┌──

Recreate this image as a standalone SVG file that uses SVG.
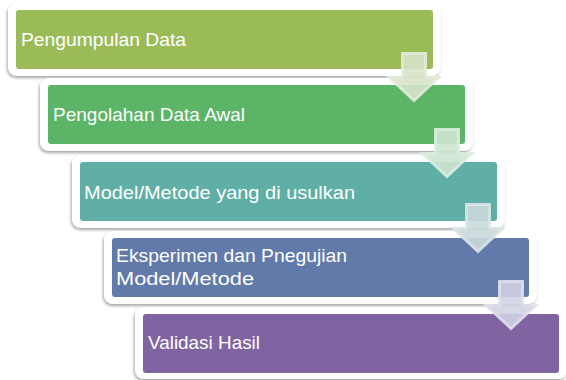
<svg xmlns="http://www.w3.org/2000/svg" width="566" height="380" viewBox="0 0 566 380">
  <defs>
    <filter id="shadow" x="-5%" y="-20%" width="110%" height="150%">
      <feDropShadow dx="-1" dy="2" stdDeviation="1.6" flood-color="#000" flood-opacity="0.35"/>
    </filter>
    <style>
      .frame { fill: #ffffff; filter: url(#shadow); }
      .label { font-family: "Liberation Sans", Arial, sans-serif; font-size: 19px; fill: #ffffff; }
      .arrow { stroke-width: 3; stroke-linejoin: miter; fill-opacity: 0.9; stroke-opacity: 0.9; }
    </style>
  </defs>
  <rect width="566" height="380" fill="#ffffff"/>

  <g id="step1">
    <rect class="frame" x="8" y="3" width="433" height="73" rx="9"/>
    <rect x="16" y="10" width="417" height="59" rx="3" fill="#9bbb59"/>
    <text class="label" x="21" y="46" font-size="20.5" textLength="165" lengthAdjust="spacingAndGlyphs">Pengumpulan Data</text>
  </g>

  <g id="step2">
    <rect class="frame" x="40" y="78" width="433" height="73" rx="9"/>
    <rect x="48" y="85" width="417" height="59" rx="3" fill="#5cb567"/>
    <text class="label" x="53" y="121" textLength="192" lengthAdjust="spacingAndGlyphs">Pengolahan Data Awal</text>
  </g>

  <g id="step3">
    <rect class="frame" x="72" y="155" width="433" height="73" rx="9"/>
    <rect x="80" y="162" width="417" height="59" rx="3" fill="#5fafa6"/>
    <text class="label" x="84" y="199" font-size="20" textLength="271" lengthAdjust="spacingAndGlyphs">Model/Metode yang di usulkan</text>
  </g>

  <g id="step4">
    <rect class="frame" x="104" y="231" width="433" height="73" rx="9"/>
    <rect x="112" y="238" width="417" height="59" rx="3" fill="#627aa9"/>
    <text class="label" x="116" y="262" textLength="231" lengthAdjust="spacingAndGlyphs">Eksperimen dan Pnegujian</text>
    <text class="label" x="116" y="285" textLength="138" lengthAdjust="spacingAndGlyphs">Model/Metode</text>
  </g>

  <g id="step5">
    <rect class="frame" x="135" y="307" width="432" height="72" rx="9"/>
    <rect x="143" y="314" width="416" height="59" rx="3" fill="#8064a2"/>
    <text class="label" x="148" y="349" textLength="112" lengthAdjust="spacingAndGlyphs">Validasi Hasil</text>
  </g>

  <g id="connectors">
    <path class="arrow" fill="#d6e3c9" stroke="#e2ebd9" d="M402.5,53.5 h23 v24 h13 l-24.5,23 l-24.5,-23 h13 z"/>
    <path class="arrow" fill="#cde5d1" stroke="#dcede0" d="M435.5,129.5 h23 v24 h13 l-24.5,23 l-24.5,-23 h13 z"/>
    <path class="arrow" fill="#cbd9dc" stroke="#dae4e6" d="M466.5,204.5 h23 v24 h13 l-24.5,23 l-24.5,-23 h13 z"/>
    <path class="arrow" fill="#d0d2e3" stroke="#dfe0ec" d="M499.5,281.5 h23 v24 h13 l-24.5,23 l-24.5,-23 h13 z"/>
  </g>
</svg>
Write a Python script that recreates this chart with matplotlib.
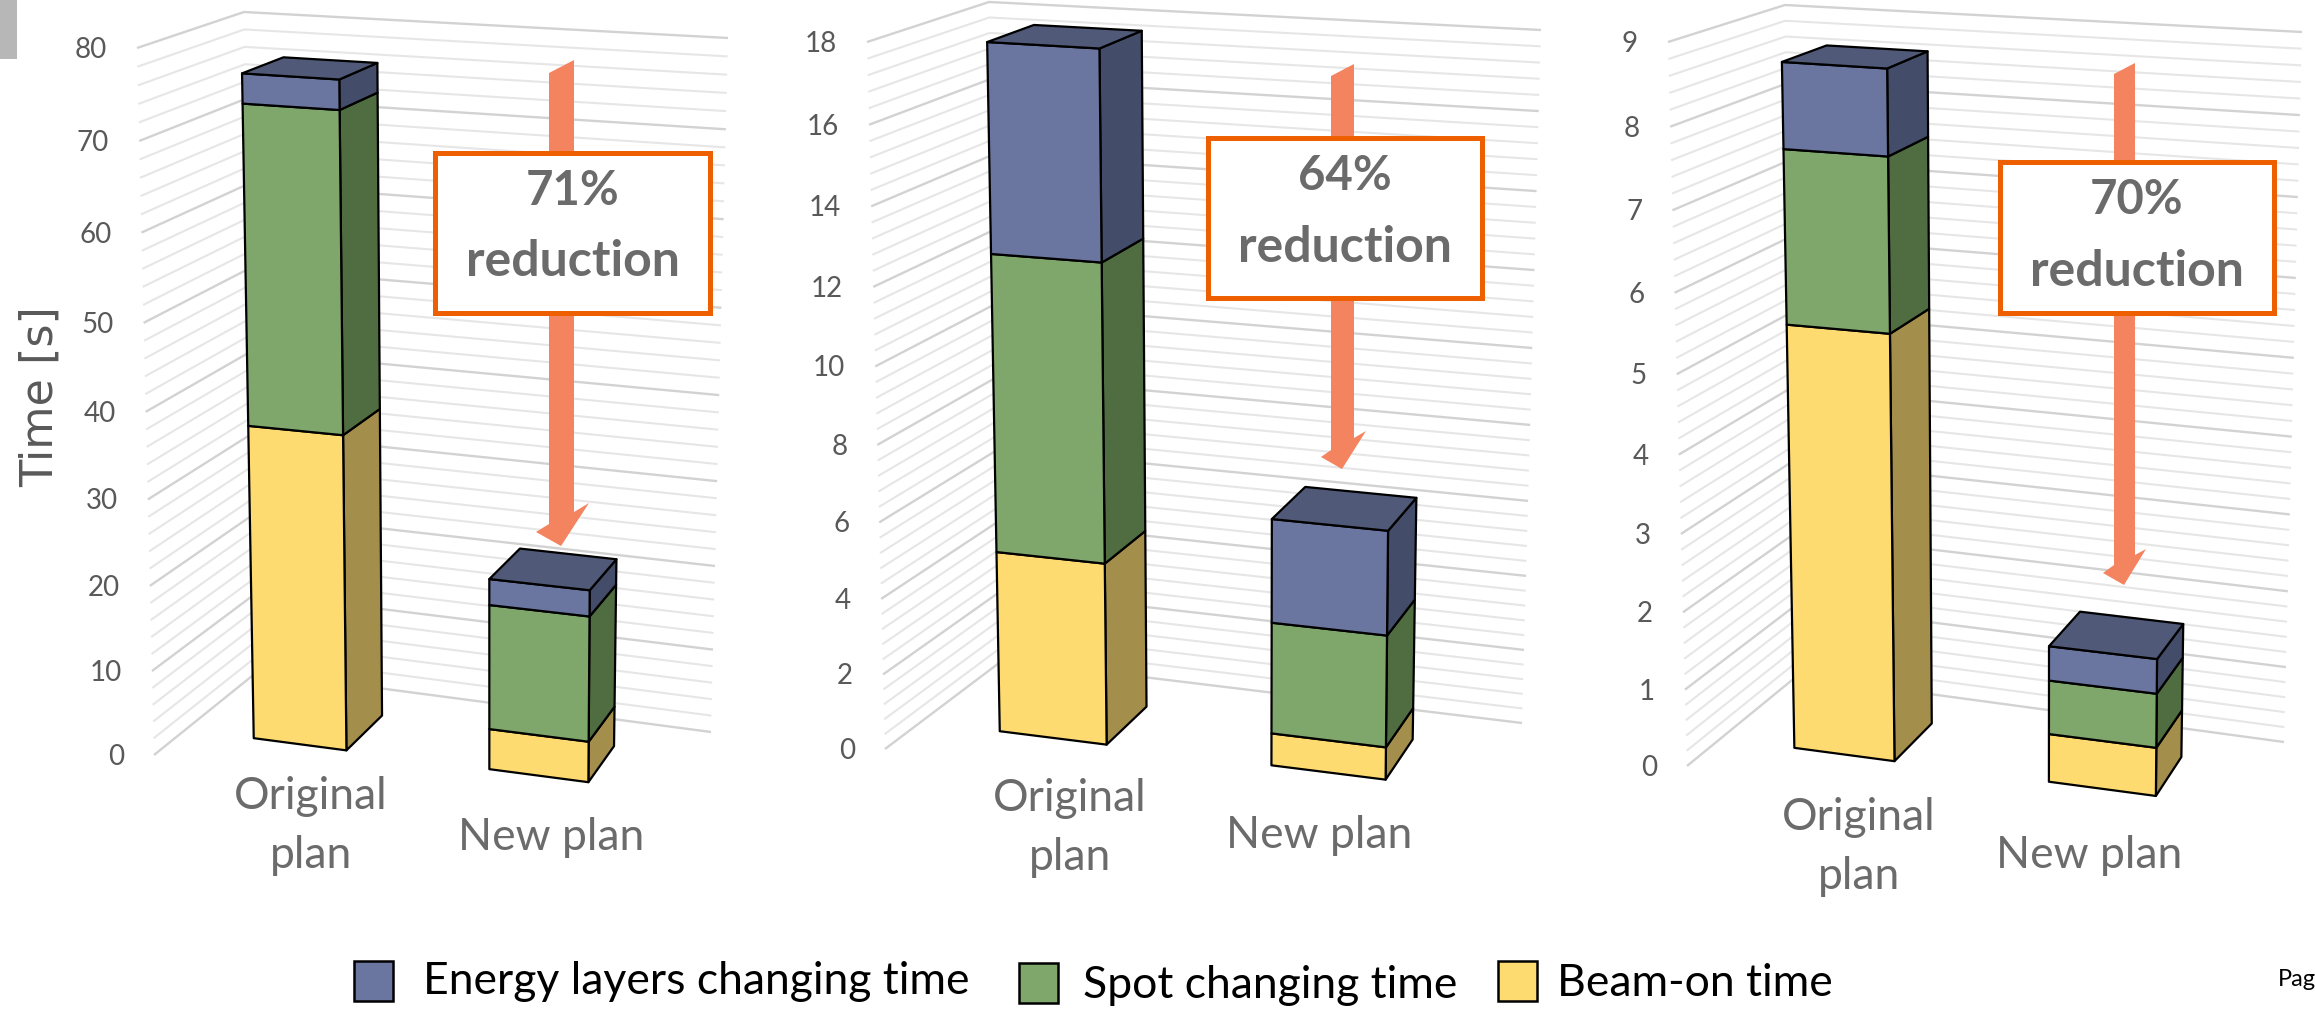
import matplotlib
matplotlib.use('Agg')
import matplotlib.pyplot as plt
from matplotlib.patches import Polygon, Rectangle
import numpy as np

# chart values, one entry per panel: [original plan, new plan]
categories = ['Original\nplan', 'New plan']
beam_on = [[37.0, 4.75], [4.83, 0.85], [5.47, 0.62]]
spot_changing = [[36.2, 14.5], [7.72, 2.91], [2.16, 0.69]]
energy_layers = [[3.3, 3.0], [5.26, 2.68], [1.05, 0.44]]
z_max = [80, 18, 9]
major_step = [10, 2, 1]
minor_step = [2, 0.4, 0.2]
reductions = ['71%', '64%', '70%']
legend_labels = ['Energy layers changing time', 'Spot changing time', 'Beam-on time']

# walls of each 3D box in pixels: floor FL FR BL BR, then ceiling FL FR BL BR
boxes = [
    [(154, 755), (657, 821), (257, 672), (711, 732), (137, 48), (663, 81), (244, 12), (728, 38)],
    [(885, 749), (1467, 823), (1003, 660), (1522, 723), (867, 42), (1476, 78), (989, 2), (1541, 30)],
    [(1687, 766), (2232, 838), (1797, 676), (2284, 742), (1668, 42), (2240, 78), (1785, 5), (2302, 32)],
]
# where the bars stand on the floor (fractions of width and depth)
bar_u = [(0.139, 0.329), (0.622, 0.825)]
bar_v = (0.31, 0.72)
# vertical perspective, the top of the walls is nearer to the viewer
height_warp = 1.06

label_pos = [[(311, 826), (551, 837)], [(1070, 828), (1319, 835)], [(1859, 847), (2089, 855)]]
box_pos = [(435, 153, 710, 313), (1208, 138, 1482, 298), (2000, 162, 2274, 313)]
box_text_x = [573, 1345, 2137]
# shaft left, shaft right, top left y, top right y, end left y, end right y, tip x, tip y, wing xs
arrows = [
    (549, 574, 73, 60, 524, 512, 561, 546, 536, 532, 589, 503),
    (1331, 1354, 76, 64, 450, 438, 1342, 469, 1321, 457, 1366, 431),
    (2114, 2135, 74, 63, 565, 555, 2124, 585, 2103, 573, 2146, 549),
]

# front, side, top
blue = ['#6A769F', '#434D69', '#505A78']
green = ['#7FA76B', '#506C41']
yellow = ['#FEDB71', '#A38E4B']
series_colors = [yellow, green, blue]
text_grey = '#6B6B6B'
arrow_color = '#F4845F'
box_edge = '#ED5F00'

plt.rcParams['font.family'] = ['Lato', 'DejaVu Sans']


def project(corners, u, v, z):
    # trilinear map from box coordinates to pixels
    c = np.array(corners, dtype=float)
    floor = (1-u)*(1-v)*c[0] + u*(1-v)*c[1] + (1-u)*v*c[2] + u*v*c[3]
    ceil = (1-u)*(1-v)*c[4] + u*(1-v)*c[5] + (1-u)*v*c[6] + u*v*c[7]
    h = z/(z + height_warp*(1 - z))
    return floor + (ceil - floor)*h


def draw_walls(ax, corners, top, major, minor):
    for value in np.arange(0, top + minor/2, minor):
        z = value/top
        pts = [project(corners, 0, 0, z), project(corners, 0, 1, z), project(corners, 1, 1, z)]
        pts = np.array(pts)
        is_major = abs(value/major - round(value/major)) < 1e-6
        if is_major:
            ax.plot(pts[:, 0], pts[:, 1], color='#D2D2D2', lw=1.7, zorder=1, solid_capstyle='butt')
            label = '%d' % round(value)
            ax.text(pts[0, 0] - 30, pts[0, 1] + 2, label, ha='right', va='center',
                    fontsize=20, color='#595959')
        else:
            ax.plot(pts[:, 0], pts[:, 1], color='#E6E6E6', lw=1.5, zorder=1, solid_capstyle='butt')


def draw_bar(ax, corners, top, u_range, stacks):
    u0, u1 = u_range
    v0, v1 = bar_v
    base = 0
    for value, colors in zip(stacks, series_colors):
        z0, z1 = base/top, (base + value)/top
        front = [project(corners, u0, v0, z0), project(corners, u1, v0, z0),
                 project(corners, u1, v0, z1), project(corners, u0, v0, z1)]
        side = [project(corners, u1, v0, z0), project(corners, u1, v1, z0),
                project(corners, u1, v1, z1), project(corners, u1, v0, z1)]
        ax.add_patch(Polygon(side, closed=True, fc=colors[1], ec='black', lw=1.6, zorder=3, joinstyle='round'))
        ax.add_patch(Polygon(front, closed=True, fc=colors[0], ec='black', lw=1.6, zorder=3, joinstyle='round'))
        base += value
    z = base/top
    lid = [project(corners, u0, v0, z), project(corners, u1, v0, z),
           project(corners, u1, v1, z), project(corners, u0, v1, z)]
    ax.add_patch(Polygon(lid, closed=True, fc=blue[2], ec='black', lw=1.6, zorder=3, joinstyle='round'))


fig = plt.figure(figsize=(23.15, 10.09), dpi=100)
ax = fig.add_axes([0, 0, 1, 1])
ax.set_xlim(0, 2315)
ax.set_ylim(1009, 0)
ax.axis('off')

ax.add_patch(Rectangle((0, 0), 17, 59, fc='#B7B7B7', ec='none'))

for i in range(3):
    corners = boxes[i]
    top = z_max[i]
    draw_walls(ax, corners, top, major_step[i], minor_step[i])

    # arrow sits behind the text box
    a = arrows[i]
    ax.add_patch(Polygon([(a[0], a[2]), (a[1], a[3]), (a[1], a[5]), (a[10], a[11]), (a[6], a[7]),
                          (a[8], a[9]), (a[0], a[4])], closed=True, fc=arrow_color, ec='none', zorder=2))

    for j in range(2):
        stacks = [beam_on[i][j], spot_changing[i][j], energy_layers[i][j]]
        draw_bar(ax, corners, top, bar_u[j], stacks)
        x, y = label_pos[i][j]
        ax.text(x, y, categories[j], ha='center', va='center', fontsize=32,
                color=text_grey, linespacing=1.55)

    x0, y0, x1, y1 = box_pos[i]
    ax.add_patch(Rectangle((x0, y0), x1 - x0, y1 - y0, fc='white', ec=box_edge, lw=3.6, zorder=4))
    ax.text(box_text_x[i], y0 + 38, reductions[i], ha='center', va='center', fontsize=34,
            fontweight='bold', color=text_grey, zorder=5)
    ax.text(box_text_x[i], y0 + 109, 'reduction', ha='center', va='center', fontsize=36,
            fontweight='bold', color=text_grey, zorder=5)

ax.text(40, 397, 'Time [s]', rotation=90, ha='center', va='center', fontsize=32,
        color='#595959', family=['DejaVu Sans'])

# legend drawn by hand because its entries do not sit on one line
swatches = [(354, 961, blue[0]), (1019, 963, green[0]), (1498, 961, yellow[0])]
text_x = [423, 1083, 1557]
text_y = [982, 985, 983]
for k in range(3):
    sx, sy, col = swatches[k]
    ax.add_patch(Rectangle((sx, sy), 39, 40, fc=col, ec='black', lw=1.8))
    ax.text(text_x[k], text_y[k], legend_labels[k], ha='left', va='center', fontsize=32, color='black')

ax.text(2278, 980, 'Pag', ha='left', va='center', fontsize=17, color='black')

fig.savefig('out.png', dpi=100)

└──

Exercise directions
Write out the lines running from the one that contains "Write a Python" through the one that contains "import numpy as np", ends included, and nothing else. Pictures stay out of the copy.

Reply
Write a Python script that recreates this chart with matplotlib.
import matplotlib
matplotlib.use('Agg')
import matplotlib.pyplot as plt
from matplotlib.patches import Polygon, Rectangle
import numpy as np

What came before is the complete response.